• [JOB]: Output the data word for word, dropping every image.

• [GIVEN DATA]:
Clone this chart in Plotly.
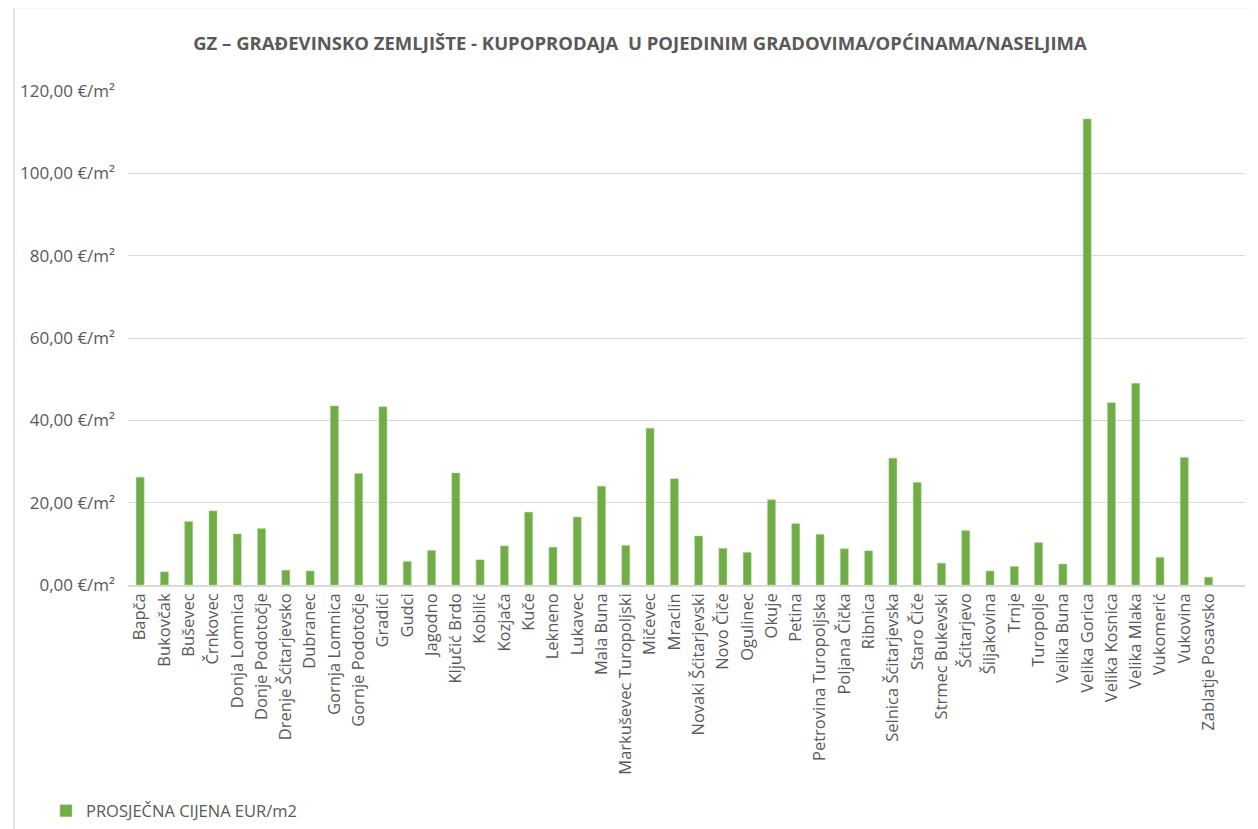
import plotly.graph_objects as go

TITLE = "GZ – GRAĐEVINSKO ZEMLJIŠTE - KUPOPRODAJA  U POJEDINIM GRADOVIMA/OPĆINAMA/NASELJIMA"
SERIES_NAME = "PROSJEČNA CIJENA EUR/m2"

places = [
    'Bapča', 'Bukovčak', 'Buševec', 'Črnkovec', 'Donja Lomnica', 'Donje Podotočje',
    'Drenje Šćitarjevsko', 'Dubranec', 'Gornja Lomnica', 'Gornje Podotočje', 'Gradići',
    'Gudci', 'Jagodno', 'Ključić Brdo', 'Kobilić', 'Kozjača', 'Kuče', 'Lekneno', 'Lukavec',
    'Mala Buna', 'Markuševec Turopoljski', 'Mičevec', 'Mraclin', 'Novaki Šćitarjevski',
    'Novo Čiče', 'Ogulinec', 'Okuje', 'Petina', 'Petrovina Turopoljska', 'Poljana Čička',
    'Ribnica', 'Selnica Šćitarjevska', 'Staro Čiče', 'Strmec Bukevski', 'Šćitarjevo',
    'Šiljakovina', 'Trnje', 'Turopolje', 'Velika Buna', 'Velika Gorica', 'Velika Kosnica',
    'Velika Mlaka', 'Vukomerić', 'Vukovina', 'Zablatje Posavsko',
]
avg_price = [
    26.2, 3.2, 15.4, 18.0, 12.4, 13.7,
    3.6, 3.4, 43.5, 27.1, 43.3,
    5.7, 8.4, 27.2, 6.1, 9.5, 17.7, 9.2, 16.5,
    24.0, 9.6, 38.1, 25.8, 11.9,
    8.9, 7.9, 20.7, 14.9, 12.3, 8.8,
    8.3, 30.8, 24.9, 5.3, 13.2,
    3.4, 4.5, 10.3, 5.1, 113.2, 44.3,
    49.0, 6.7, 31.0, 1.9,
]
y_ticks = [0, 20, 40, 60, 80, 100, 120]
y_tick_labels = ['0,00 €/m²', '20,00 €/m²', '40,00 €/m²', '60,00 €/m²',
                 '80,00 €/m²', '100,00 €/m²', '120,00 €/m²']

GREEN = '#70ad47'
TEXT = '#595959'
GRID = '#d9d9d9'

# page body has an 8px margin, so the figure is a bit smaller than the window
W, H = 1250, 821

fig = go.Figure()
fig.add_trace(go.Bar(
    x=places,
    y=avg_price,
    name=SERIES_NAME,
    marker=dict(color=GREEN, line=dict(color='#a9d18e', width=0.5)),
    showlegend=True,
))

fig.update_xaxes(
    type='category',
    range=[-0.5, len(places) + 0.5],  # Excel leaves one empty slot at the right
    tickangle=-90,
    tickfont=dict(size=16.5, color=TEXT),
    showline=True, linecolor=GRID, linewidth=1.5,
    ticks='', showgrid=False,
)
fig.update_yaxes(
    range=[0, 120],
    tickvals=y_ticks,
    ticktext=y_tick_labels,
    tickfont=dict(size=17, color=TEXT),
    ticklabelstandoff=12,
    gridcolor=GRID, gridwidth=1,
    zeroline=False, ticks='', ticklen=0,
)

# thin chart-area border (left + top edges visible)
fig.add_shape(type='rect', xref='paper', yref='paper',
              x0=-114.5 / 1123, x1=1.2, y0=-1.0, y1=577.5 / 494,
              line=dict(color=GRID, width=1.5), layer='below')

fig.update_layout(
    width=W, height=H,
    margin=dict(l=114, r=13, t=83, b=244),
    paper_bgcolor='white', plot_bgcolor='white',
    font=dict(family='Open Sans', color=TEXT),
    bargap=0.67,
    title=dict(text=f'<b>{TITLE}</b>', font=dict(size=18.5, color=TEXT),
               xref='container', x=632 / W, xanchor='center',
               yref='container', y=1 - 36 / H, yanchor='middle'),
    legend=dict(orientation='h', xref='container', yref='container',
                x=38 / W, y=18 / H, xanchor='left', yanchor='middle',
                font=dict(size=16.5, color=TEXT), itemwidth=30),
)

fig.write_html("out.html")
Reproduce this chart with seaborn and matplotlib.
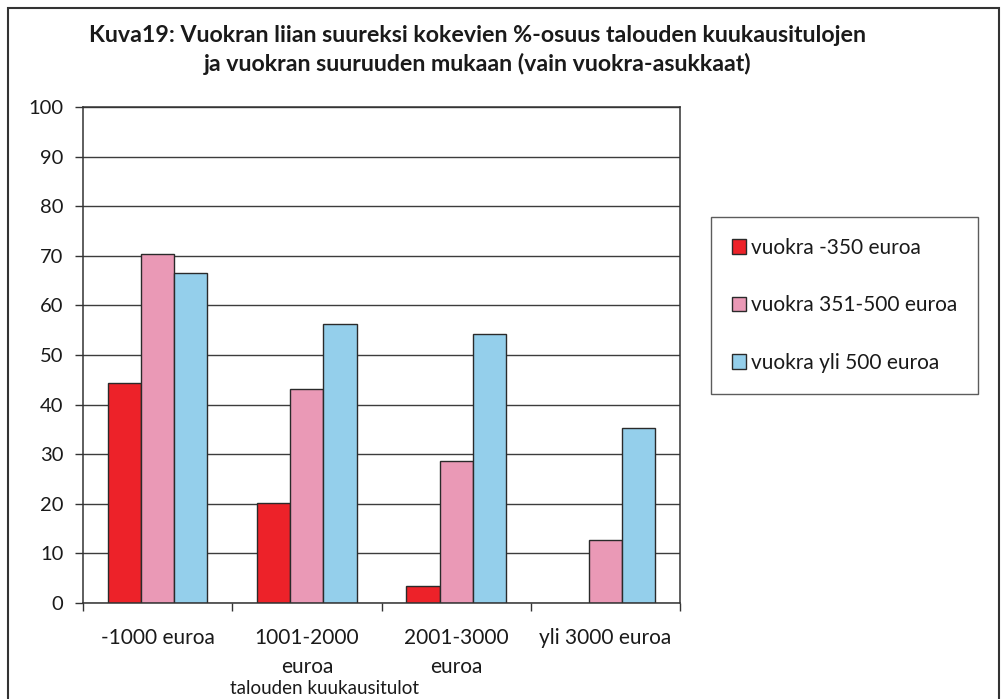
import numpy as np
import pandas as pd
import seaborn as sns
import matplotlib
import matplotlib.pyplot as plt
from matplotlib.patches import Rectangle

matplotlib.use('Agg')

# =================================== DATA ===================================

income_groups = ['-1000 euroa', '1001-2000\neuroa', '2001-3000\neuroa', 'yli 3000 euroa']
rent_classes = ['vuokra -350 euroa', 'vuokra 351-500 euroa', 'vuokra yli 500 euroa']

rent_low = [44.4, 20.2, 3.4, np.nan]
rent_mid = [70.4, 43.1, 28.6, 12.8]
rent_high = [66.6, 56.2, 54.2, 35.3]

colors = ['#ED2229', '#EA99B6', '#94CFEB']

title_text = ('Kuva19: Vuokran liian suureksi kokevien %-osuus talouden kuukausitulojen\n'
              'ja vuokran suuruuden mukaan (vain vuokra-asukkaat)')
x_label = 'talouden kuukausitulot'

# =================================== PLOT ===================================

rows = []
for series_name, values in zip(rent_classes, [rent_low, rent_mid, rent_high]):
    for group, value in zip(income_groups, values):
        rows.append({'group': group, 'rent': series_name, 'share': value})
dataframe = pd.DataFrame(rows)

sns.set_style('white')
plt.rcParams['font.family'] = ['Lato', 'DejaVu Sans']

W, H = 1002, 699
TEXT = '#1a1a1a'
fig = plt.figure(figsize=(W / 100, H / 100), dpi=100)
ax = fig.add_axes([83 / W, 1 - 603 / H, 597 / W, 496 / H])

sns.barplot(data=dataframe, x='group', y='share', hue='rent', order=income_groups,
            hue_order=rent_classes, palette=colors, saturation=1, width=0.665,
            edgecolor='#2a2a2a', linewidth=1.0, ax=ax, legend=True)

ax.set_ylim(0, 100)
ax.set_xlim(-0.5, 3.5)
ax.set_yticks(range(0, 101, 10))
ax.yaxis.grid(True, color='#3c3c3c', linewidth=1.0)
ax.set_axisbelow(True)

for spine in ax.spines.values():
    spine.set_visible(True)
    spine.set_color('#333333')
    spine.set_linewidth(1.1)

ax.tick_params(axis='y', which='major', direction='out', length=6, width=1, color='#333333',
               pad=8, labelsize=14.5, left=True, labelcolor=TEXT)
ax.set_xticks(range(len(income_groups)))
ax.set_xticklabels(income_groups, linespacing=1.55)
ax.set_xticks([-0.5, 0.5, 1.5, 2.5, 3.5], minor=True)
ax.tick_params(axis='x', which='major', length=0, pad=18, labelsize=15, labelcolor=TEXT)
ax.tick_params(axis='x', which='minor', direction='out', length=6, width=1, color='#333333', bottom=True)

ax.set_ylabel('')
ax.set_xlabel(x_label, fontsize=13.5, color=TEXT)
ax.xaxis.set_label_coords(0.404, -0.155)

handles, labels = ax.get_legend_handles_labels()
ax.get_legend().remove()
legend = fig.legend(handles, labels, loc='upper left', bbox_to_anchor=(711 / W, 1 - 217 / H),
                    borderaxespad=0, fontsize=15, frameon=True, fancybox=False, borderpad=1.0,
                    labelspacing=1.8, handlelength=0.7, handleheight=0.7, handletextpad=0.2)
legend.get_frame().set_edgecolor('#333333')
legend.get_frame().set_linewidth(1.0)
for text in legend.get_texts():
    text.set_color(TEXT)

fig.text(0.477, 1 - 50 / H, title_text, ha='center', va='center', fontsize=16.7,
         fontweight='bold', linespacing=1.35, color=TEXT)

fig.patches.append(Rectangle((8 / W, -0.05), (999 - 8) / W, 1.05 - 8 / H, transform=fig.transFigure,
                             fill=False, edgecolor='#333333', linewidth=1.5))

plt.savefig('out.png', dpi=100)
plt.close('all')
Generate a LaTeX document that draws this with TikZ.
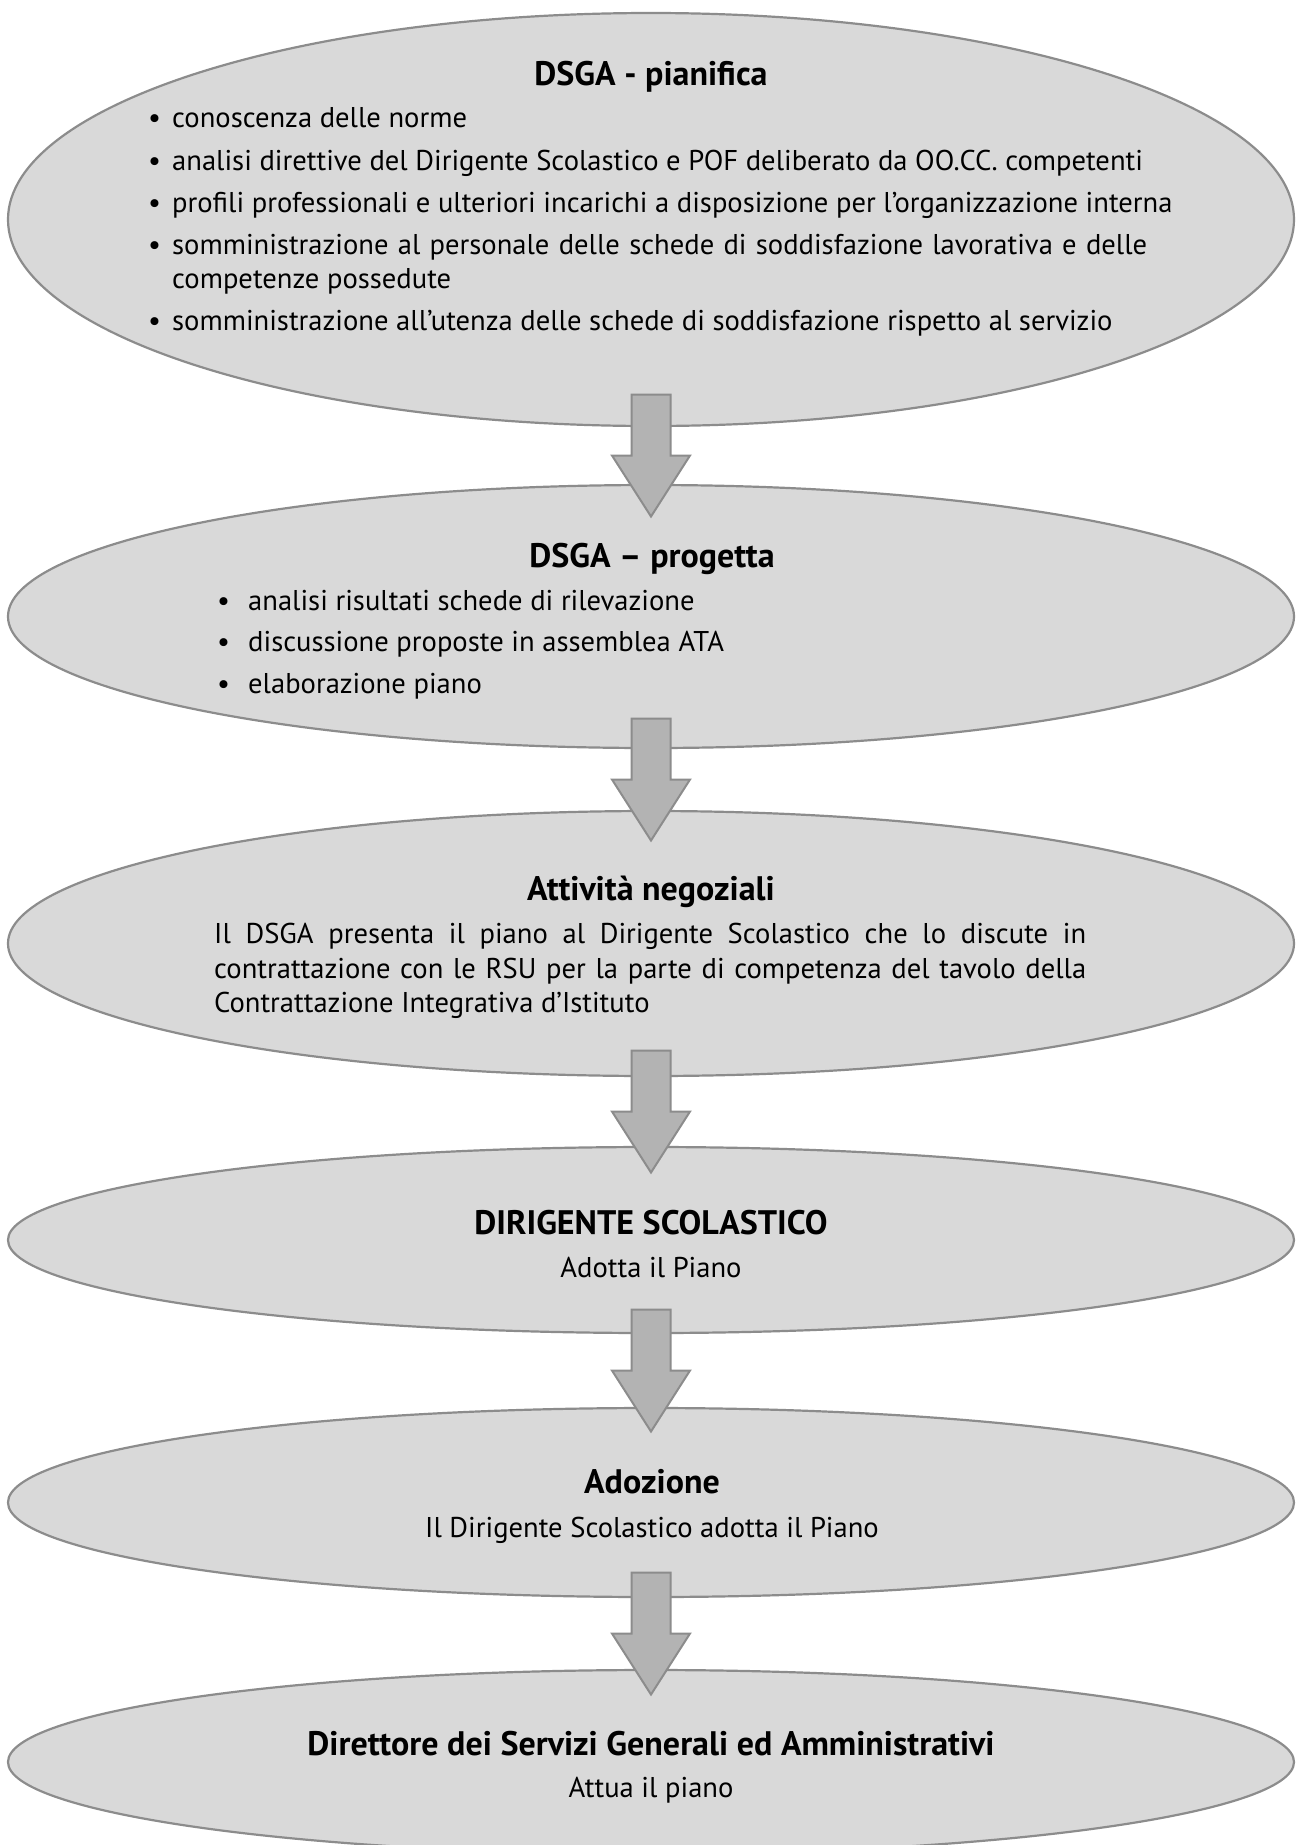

• [ANSWER TO THE TASK]:
Clone this chart in Plotly.
import plotly.graph_objects as go

TITLE = "GZ – GRAĐEVINSKO ZEMLJIŠTE - KUPOPRODAJA  U POJEDINIM GRADOVIMA/OPĆINAMA/NASELJIMA"
SERIES_NAME = "PROSJEČNA CIJENA EUR/m2"

places = [
    'Bapča', 'Bukovčak', 'Buševec', 'Črnkovec', 'Donja Lomnica', 'Donje Podotočje',
    'Drenje Šćitarjevsko', 'Dubranec', 'Gornja Lomnica', 'Gornje Podotočje', 'Gradići',
    'Gudci', 'Jagodno', 'Ključić Brdo', 'Kobilić', 'Kozjača', 'Kuče', 'Lekneno', 'Lukavec',
    'Mala Buna', 'Markuševec Turopoljski', 'Mičevec', 'Mraclin', 'Novaki Šćitarjevski',
    'Novo Čiče', 'Ogulinec', 'Okuje', 'Petina', 'Petrovina Turopoljska', 'Poljana Čička',
    'Ribnica', 'Selnica Šćitarjevska', 'Staro Čiče', 'Strmec Bukevski', 'Šćitarjevo',
    'Šiljakovina', 'Trnje', 'Turopolje', 'Velika Buna', 'Velika Gorica', 'Velika Kosnica',
    'Velika Mlaka', 'Vukomerić', 'Vukovina', 'Zablatje Posavsko',
]
avg_price = [
    26.2, 3.2, 15.4, 18.0, 12.4, 13.7,
    3.6, 3.4, 43.5, 27.1, 43.3,
    5.7, 8.4, 27.2, 6.1, 9.5, 17.7, 9.2, 16.5,
    24.0, 9.6, 38.1, 25.8, 11.9,
    8.9, 7.9, 20.7, 14.9, 12.3, 8.8,
    8.3, 30.8, 24.9, 5.3, 13.2,
    3.4, 4.5, 10.3, 5.1, 113.2, 44.3,
    49.0, 6.7, 31.0, 1.9,
]
y_ticks = [0, 20, 40, 60, 80, 100, 120]
y_tick_labels = ['0,00 €/m²', '20,00 €/m²', '40,00 €/m²', '60,00 €/m²',
                 '80,00 €/m²', '100,00 €/m²', '120,00 €/m²']

GREEN = '#70ad47'
TEXT = '#595959'
GRID = '#d9d9d9'

# page body has an 8px margin, so the figure is a bit smaller than the window
W, H = 1250, 821

fig = go.Figure()
fig.add_trace(go.Bar(
    x=places,
    y=avg_price,
    name=SERIES_NAME,
    marker=dict(color=GREEN, line=dict(color='#a9d18e', width=0.5)),
    showlegend=True,
))

fig.update_xaxes(
    type='category',
    range=[-0.5, len(places) + 0.5],  # Excel leaves one empty slot at the right
    tickangle=-90,
    tickfont=dict(size=16.5, color=TEXT),
    showline=True, linecolor=GRID, linewidth=1.5,
    ticks='', showgrid=False,
)
fig.update_yaxes(
    range=[0, 120],
    tickvals=y_ticks,
    ticktext=y_tick_labels,
    tickfont=dict(size=17, color=TEXT),
    ticklabelstandoff=12,
    gridcolor=GRID, gridwidth=1,
    zeroline=False, ticks='', ticklen=0,
)

# thin chart-area border (left + top edges visible)
fig.add_shape(type='rect', xref='paper', yref='paper',
              x0=-114.5 / 1123, x1=1.2, y0=-1.0, y1=577.5 / 494,
              line=dict(color=GRID, width=1.5), layer='below')

fig.update_layout(
    width=W, height=H,
    margin=dict(l=114, r=13, t=83, b=244),
    paper_bgcolor='white', plot_bgcolor='white',
    font=dict(family='Open Sans', color=TEXT),
    bargap=0.67,
    title=dict(text=f'<b>{TITLE}</b>', font=dict(size=18.5, color=TEXT),
               xref='container', x=632 / W, xanchor='center',
               yref='container', y=1 - 36 / H, yanchor='middle'),
    legend=dict(orientation='h', xref='container', yref='container',
                x=38 / W, y=18 / H, xanchor='left', yanchor='middle',
                font=dict(size=16.5, color=TEXT), itemwidth=30),
)

fig.write_html("out.html")
Reproduce this chart with seaborn and matplotlib.
import numpy as np
import pandas as pd
import seaborn as sns
import matplotlib
import matplotlib.pyplot as plt
from matplotlib.patches import Rectangle

matplotlib.use('Agg')

# =================================== DATA ===================================

income_groups = ['-1000 euroa', '1001-2000\neuroa', '2001-3000\neuroa', 'yli 3000 euroa']
rent_classes = ['vuokra -350 euroa', 'vuokra 351-500 euroa', 'vuokra yli 500 euroa']

rent_low = [44.4, 20.2, 3.4, np.nan]
rent_mid = [70.4, 43.1, 28.6, 12.8]
rent_high = [66.6, 56.2, 54.2, 35.3]

colors = ['#ED2229', '#EA99B6', '#94CFEB']

title_text = ('Kuva19: Vuokran liian suureksi kokevien %-osuus talouden kuukausitulojen\n'
              'ja vuokran suuruuden mukaan (vain vuokra-asukkaat)')
x_label = 'talouden kuukausitulot'

# =================================== PLOT ===================================

rows = []
for series_name, values in zip(rent_classes, [rent_low, rent_mid, rent_high]):
    for group, value in zip(income_groups, values):
        rows.append({'group': group, 'rent': series_name, 'share': value})
dataframe = pd.DataFrame(rows)

sns.set_style('white')
plt.rcParams['font.family'] = ['Lato', 'DejaVu Sans']

W, H = 1002, 699
TEXT = '#1a1a1a'
fig = plt.figure(figsize=(W / 100, H / 100), dpi=100)
ax = fig.add_axes([83 / W, 1 - 603 / H, 597 / W, 496 / H])

sns.barplot(data=dataframe, x='group', y='share', hue='rent', order=income_groups,
            hue_order=rent_classes, palette=colors, saturation=1, width=0.665,
            edgecolor='#2a2a2a', linewidth=1.0, ax=ax, legend=True)

ax.set_ylim(0, 100)
ax.set_xlim(-0.5, 3.5)
ax.set_yticks(range(0, 101, 10))
ax.yaxis.grid(True, color='#3c3c3c', linewidth=1.0)
ax.set_axisbelow(True)

for spine in ax.spines.values():
    spine.set_visible(True)
    spine.set_color('#333333')
    spine.set_linewidth(1.1)

ax.tick_params(axis='y', which='major', direction='out', length=6, width=1, color='#333333',
               pad=8, labelsize=14.5, left=True, labelcolor=TEXT)
ax.set_xticks(range(len(income_groups)))
ax.set_xticklabels(income_groups, linespacing=1.55)
ax.set_xticks([-0.5, 0.5, 1.5, 2.5, 3.5], minor=True)
ax.tick_params(axis='x', which='major', length=0, pad=18, labelsize=15, labelcolor=TEXT)
ax.tick_params(axis='x', which='minor', direction='out', length=6, width=1, color='#333333', bottom=True)

ax.set_ylabel('')
ax.set_xlabel(x_label, fontsize=13.5, color=TEXT)
ax.xaxis.set_label_coords(0.404, -0.155)

handles, labels = ax.get_legend_handles_labels()
ax.get_legend().remove()
legend = fig.legend(handles, labels, loc='upper left', bbox_to_anchor=(711 / W, 1 - 217 / H),
                    borderaxespad=0, fontsize=15, frameon=True, fancybox=False, borderpad=1.0,
                    labelspacing=1.8, handlelength=0.7, handleheight=0.7, handletextpad=0.2)
legend.get_frame().set_edgecolor('#333333')
legend.get_frame().set_linewidth(1.0)
for text in legend.get_texts():
    text.set_color(TEXT)

fig.text(0.477, 1 - 50 / H, title_text, ha='center', va='center', fontsize=16.7,
         fontweight='bold', linespacing=1.35, color=TEXT)

fig.patches.append(Rectangle((8 / W, -0.05), (999 - 8) / W, 1.05 - 8 / H, transform=fig.transFigure,
                             fill=False, edgecolor='#333333', linewidth=1.5))

plt.savefig('out.png', dpi=100)
plt.close('all')
Generate a LaTeX document that draws this with TikZ.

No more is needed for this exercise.